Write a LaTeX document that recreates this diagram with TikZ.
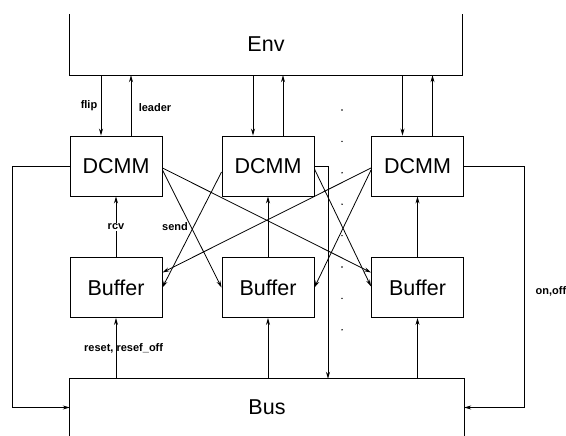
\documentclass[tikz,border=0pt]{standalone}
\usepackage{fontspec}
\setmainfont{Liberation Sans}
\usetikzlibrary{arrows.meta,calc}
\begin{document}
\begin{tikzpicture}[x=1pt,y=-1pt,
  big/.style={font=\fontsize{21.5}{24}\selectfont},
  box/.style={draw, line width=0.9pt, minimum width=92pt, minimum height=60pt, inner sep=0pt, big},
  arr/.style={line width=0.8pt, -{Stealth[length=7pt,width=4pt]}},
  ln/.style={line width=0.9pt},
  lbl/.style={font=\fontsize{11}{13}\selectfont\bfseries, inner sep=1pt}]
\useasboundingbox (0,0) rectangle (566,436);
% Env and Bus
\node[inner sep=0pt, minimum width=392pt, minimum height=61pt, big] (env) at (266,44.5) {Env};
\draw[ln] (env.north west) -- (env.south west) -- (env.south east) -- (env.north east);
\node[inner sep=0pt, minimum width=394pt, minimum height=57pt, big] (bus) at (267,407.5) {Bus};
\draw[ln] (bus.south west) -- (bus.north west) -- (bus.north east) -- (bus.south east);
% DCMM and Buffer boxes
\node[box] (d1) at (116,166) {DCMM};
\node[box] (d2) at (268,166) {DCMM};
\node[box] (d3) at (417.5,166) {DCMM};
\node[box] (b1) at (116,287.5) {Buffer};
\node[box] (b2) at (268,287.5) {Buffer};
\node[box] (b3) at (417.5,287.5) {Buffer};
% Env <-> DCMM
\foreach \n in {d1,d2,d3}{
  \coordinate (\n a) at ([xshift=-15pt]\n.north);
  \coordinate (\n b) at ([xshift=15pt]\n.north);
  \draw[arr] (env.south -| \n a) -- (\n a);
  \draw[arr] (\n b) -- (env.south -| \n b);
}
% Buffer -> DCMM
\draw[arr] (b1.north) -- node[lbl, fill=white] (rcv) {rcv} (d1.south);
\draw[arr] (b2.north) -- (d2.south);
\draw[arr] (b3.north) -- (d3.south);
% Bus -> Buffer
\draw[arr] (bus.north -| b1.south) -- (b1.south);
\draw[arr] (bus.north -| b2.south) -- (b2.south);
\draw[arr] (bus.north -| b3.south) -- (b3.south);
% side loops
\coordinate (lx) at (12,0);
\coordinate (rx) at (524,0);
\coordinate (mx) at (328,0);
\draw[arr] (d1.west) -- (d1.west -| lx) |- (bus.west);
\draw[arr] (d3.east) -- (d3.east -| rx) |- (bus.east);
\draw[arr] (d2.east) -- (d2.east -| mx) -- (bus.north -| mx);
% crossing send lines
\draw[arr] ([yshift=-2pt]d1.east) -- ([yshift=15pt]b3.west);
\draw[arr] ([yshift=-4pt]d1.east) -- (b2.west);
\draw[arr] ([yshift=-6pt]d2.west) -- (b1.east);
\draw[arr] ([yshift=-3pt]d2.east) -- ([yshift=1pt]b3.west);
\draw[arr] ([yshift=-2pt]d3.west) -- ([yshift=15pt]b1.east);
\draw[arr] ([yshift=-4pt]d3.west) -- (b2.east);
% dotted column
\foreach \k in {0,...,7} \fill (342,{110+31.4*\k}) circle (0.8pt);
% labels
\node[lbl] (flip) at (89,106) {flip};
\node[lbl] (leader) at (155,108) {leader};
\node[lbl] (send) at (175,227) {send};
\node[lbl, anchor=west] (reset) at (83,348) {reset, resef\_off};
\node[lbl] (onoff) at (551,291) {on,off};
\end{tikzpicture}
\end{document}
::::::::::
# [Do this]
Pictures are to be left out; repeat all the remaining data exactly.

# [Solution]
Write a LaTeX document that recreates this diagram with TikZ.
\documentclass[tikz,border=0pt]{standalone}
\usepackage{fontspec}
\setmainfont{Liberation Sans}
\usetikzlibrary{arrows.meta,calc}
\begin{document}
\begin{tikzpicture}[x=1pt,y=-1pt,
  big/.style={font=\fontsize{21.5}{24}\selectfont},
  box/.style={draw, line width=0.9pt, minimum width=92pt, minimum height=60pt, inner sep=0pt, big},
  arr/.style={line width=0.8pt, -{Stealth[length=7pt,width=4pt]}},
  ln/.style={line width=0.9pt},
  lbl/.style={font=\fontsize{11}{13}\selectfont\bfseries, inner sep=1pt}]
\useasboundingbox (0,0) rectangle (566,436);
% Env and Bus
\node[inner sep=0pt, minimum width=392pt, minimum height=61pt, big] (env) at (266,44.5) {Env};
\draw[ln] (env.north west) -- (env.south west) -- (env.south east) -- (env.north east);
\node[inner sep=0pt, minimum width=394pt, minimum height=57pt, big] (bus) at (267,407.5) {Bus};
\draw[ln] (bus.south west) -- (bus.north west) -- (bus.north east) -- (bus.south east);
% DCMM and Buffer boxes
\node[box] (d1) at (116,166) {DCMM};
\node[box] (d2) at (268,166) {DCMM};
\node[box] (d3) at (417.5,166) {DCMM};
\node[box] (b1) at (116,287.5) {Buffer};
\node[box] (b2) at (268,287.5) {Buffer};
\node[box] (b3) at (417.5,287.5) {Buffer};
% Env <-> DCMM
\foreach \n in {d1,d2,d3}{
  \coordinate (\n a) at ([xshift=-15pt]\n.north);
  \coordinate (\n b) at ([xshift=15pt]\n.north);
  \draw[arr] (env.south -| \n a) -- (\n a);
  \draw[arr] (\n b) -- (env.south -| \n b);
}
% Buffer -> DCMM
\draw[arr] (b1.north) -- node[lbl, fill=white] (rcv) {rcv} (d1.south);
\draw[arr] (b2.north) -- (d2.south);
\draw[arr] (b3.north) -- (d3.south);
% Bus -> Buffer
\draw[arr] (bus.north -| b1.south) -- (b1.south);
\draw[arr] (bus.north -| b2.south) -- (b2.south);
\draw[arr] (bus.north -| b3.south) -- (b3.south);
% side loops
\coordinate (lx) at (12,0);
\coordinate (rx) at (524,0);
\coordinate (mx) at (328,0);
\draw[arr] (d1.west) -- (d1.west -| lx) |- (bus.west);
\draw[arr] (d3.east) -- (d3.east -| rx) |- (bus.east);
\draw[arr] (d2.east) -- (d2.east -| mx) -- (bus.north -| mx);
% crossing send lines
\draw[arr] ([yshift=-2pt]d1.east) -- ([yshift=15pt]b3.west);
\draw[arr] ([yshift=-4pt]d1.east) -- (b2.west);
\draw[arr] ([yshift=-6pt]d2.west) -- (b1.east);
\draw[arr] ([yshift=-3pt]d2.east) -- ([yshift=1pt]b3.west);
\draw[arr] ([yshift=-2pt]d3.west) -- ([yshift=15pt]b1.east);
\draw[arr] ([yshift=-4pt]d3.west) -- (b2.east);
% dotted column
\foreach \k in {0,...,7} \fill (342,{110+31.4*\k}) circle (0.8pt);
% labels
\node[lbl] (flip) at (89,106) {flip};
\node[lbl] (leader) at (155,108) {leader};
\node[lbl] (send) at (175,227) {send};
\node[lbl, anchor=west] (reset) at (83,348) {reset, resef\_off};
\node[lbl] (onoff) at (551,291) {on,off};
\end{tikzpicture}
\end{document}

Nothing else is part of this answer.